Cooperative institutionalism as a framework for sustainable development

Sarah attended the 2012 United Nations Rio+20 summit where she represented James Cook University. She is the National Scholarship Recipient and she is currently studying a Masters of Practical Development.


Key Point: In order to streamline and improve the legitimacy of the United Nations Institutional Framework for Sustainable Development (IFSD) it is proposed that Sustainability is elevated to the status of council, superseding the ideologically antiquated Economic and Social Council (ECOSOC).

• The new Sustainable Development Council would utilize and improve on the existing coordinating machinery of ECOSOC.

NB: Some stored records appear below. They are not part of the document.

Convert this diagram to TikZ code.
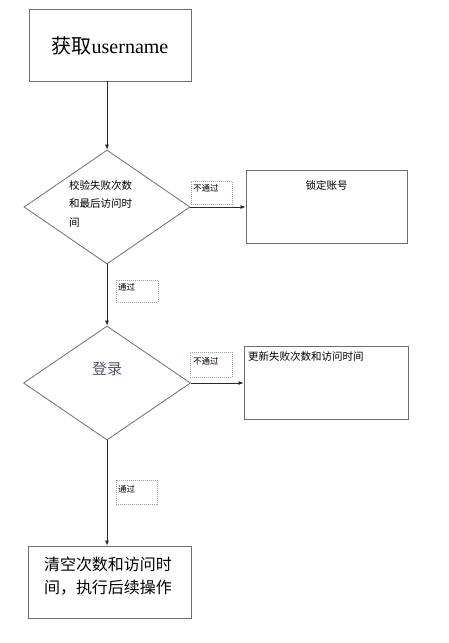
\documentclass[tikz,border=0pt]{standalone}
\usepackage{fontspec}
\setmainfont{Liberation Serif}
\newfontfamily\cjk{Noto Sans CJK SC}
\usetikzlibrary{shapes.geometric,arrows.meta}
\definecolor{edgegray}{HTML}{6E6E6E}
\definecolor{lblblue}{HTML}{8FA6C6}
\definecolor{dengcol}{HTML}{5A4C66}
\begin{document}
\begin{tikzpicture}[x=1pt,y=-1pt,
  box/.style={draw=edgegray, line width=0.9pt, rectangle, inner sep=0pt},
  dia/.style={draw=edgegray, line width=0.8pt, diamond, inner sep=0pt},
  lbl/.style={draw=lblblue, line width=0.6pt, dash pattern=on 1pt off 1pt, rectangle, inner sep=0pt},
  conn/.style={draw=black!85, line width=0.7pt, -{Latex[length=5pt,width=4pt]}},
  small/.style={font=\cjk\fontsize{8.5}{10}\selectfont},
  mid/.style={font=\cjk\fontsize{10.5}{18.5}\selectfont}
]
\useasboundingbox (0,0) rectangle (449,643);

% nodes
\node[box, minimum width=162pt, minimum height=72pt] (get) at (110,45) {};
\node[font=\fontsize{20}{24}\selectfont] (gettxt) at (110,46) {{\cjk 获取}username};

\node[dia, minimum width=166pt, minimum height=114pt] (d1) at (107,207) {};
\node[mid, anchor=north west, align=left, inner sep=0pt] (d1txt) at (69,180) {校验失败次数\\和最后访问时\\间};

\node[box, minimum width=161pt, minimum height=73pt] (lock) at (326.5,206.5) {};
\node[mid, inner sep=0pt] (locktxt) at (326.5,185) {锁定账号};

\node[lbl, minimum width=41pt, minimum height=23pt] (np1) at (211.5,192.5) {};
\node[small, anchor=north west, inner sep=0pt] (np1txt) at (193,184) {不通过};

\node[lbl, minimum width=42pt, minimum height=22pt] (p1) at (137,291) {};
\node[small, anchor=north west, inner sep=0pt] (p1txt) at (118,283) {通过};

\node[dia, minimum width=167pt, minimum height=114pt] (d2) at (107,383) {};
\node[font=\cjk\fontsize{15}{18}\selectfont, text=dengcol, inner sep=0pt] (d2txt) at (107,369) {登录};

\node[box, minimum width=164pt, minimum height=73pt] (upd) at (326,382.5) {};
\node[mid, anchor=north west, inner sep=0pt] (updtxt) at (248,351) {更新失败次数和访问时间};

\node[lbl, minimum width=42pt, minimum height=25pt] (np2) at (211,364.5) {};
\node[small, anchor=north west, inner sep=0pt] (np2txt) at (193,357) {不通过};

\node[lbl, minimum width=41pt, minimum height=24pt] (p2) at (136.5,492) {};
\node[small, anchor=north west, inner sep=0pt] (p2txt) at (118,485) {通过};

\node[box, minimum width=163pt, minimum height=72pt] (fin) at (109.5,582) {};
\node[font=\cjk\fontsize{16}{23}\selectfont, align=left, inner sep=0pt] (fintxt) at (108,576) {清空次数和访问时\\间，执行后续操作};

% connectors
\draw[conn] (get.south -| d1.north) -- (d1.north);
\draw[conn] (d1.east) -- (d1.east -| lock.west);
\draw[conn] (d1.south) -- (d2.north);
\draw[conn] (d2.east) -- (d2.east -| upd.west);
\draw[conn] (d2.south) -- (d2.south |- fin.north);
\end{tikzpicture}
\end{document}
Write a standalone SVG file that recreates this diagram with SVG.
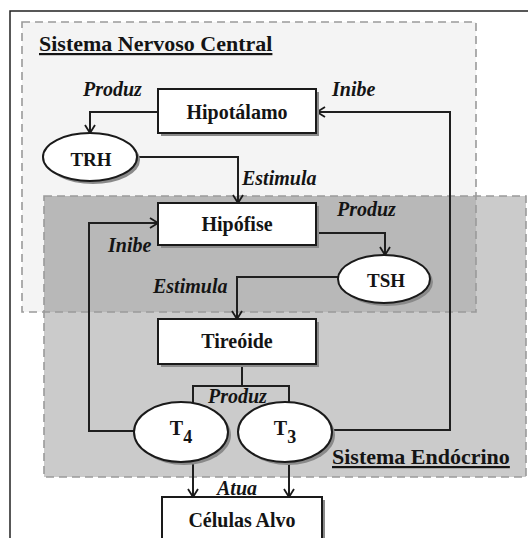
<svg xmlns="http://www.w3.org/2000/svg" width="528" height="538" viewBox="0 0 528 538">
<defs>
<marker id="arr" markerUnits="userSpaceOnUse" markerWidth="12" markerHeight="12" refX="8" refY="5" orient="auto" overflow="visible">
<path d="M0,0 L8,5 L0,10" fill="none" stroke="#1a1a1a" stroke-width="1.8"/>
</marker>
<style>
text{font-family:"Liberation Serif","Times New Roman",serif;font-weight:bold;fill:#141414;}
.lbl{font-size:20px;text-anchor:middle;}
.it{font-size:20px;font-style:italic;}
.hdr{font-size:22px;text-decoration:underline;}
.box{fill:#ffffff;stroke:#1a1a1a;stroke-width:2;}
.sh{fill:#8a8a8a;}
.con{fill:none;stroke:#1f1f1f;stroke-width:2;}
.arr{marker-end:url(#arr);}
.zone{fill:none;stroke:#9a9a9a;stroke-width:1.6;stroke-dasharray:8 5;}
</style>
</defs>
<rect x="0" y="0" width="528" height="538" fill="#ffffff"/>
<path d="M10,538 L10,11 L528,11" fill="none" stroke="#222" stroke-width="1.5"/>

<g id="zones">
<rect x="22" y="22" width="454" height="290" fill="#f4f4f4"/>
<rect x="44" y="196" width="482" height="281" fill="#cbcbcb"/>
<rect x="44" y="196" width="432" height="116" fill="#b8b8b8"/>
<rect class="zone" x="22" y="22" width="454" height="290"/>
<rect class="zone" x="44" y="196" width="482" height="281"/>
<text class="hdr" x="39" y="51">Sistema Nervoso Central</text>
<text class="hdr" x="332" y="464">Sistema Endócrino</text>
</g>

<g id="connectors">
<path class="con arr" d="M158,112 H90 V133"/>
<path class="con arr" d="M137,157 H238 V203"/>
<path class="con arr" d="M331,430 H450 V112 H317"/>
<path class="con arr" d="M316,233 H385 V255"/>
<path class="con arr" d="M338,277 H237 V319"/>
<path class="con arr" d="M134,431 H89 V223 H158"/>
<path class="con" d="M242,364 V386 M193,405 V386 H289 V405"/>
<path class="con arr" d="M193,462 V497"/>
<path class="con arr" d="M289,462 V497"/>
<text class="it" x="83" y="96">Produz</text>
<text class="it" x="332" y="96">Inibe</text>
<text class="it" x="242" y="185">Estimula</text>
<text class="it" x="337" y="216">Produz</text>
<text class="it" x="108" y="252">Inibe</text>
<text class="it" x="153" y="293">Estimula</text>
<text class="it" x="208" y="403">Produz</text>
<text class="it" x="217" y="495">Atua</text>
</g>

<g id="hipotalamo">
<rect class="sh" x="161" y="92" width="158" height="44"/>
<rect class="box" x="158" y="89" width="158" height="44"/>
<text class="lbl" x="237" y="119">Hipotálamo</text>
</g>

<g id="trh">
<ellipse class="sh" cx="93" cy="160" rx="47" ry="24"/>
<ellipse class="box" cx="90" cy="157" rx="47" ry="24"/>
<text class="lbl" x="91" y="166" style="font-size:19px">TRH</text>
</g>

<g id="hipofise">
<rect class="sh" x="161" y="206" width="158" height="42"/>
<rect class="box" x="158" y="203" width="158" height="42"/>
<text class="lbl" x="237" y="231">Hipófise</text>
</g>

<g id="tsh">
<ellipse class="sh" cx="387" cy="282" rx="46" ry="24"/>
<ellipse class="box" cx="384" cy="279" rx="46" ry="24"/>
<text class="lbl" x="386" y="287" style="font-size:19px">TSH</text>
</g>

<g id="tireoide">
<rect class="sh" x="161" y="322" width="158" height="45"/>
<rect class="box" x="158" y="319" width="158" height="45"/>
<text class="lbl" x="237" y="348">Tireóide</text>
</g>

<g id="t4">
<ellipse class="sh" cx="184" cy="435" rx="47" ry="30"/>
<ellipse class="box" cx="181" cy="432" rx="47" ry="30"/>
<text class="lbl" x="181" y="435">T<tspan dy="8" style="font-size:18px">4</tspan></text>
</g>

<g id="t3">
<ellipse class="sh" cx="288" cy="435" rx="47" ry="30"/>
<ellipse class="box" cx="285" cy="432" rx="47" ry="30"/>
<text class="lbl" x="285" y="435">T<tspan dy="8" style="font-size:18px">3</tspan></text>
</g>

<g id="celulas">
<rect class="sh" x="165" y="500" width="160" height="60"/>
<rect class="box" x="162" y="497" width="160" height="60"/>
<text class="lbl" x="242" y="527">Células Alvo</text>
</g>
</svg>
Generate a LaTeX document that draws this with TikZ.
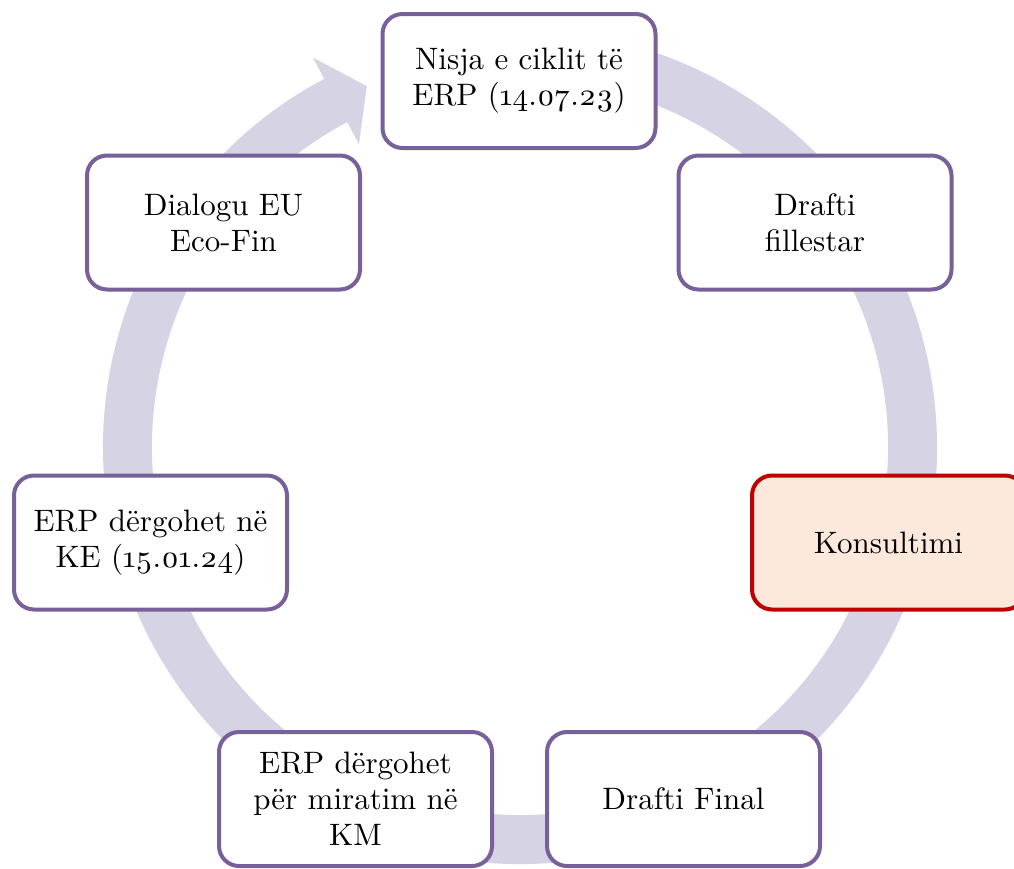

• Cooperative institutionalism (derived from the example of cooperative federalism in Australia) would be the functional protocol employed. The Sustainable Development Council would serve as the coordinative, managerial body thereby ensuring the reduction of waste, duplication and inefficiencies throughout the various functional committees, specialized agencies, programmes and funds.

• The highest priority for Rio+20 is the establishment of a well defined approach that adequately balances socio-economic goals with the sustainable use of natural resources and the stewardship of ecosystem services. It is essential that this is simultaneously developed with a means for measuring both the advances and bottlenecks experienced along goal pathways, in accordance with the contexts and priorities of each country.

• The Sustainable Development Council would effectively establish and monitor the proposed Sustainable Development Goals and universal sustainable development.

• The fundamental ideology of “sustainable development” is the integration of the three pillars of society, the economy and the environment; with the acknowledgment that both society and the economy are presided by environmental limitations. The current UN managerial organ

ECOSOC is a direct contradiction of this fundamental premise and exemplifies antiquated development practices.

• The utilization of the existing coordinating machinery of ECOSOC would remove current concerns and would enable a more rapid transformation to a more ideologically and practically sustainable network. This is opposed to the generation of another committee or specialized agency which would add to the current issues of duplication and waste.

• Calls have been made for UNEP to be promoted to the state of council; however this would still engender an imbalance of the three pillars of sustainability and would also ignore the valuable network of functional committees, specialized agencies, programmes and funds within the ECOSOC framework.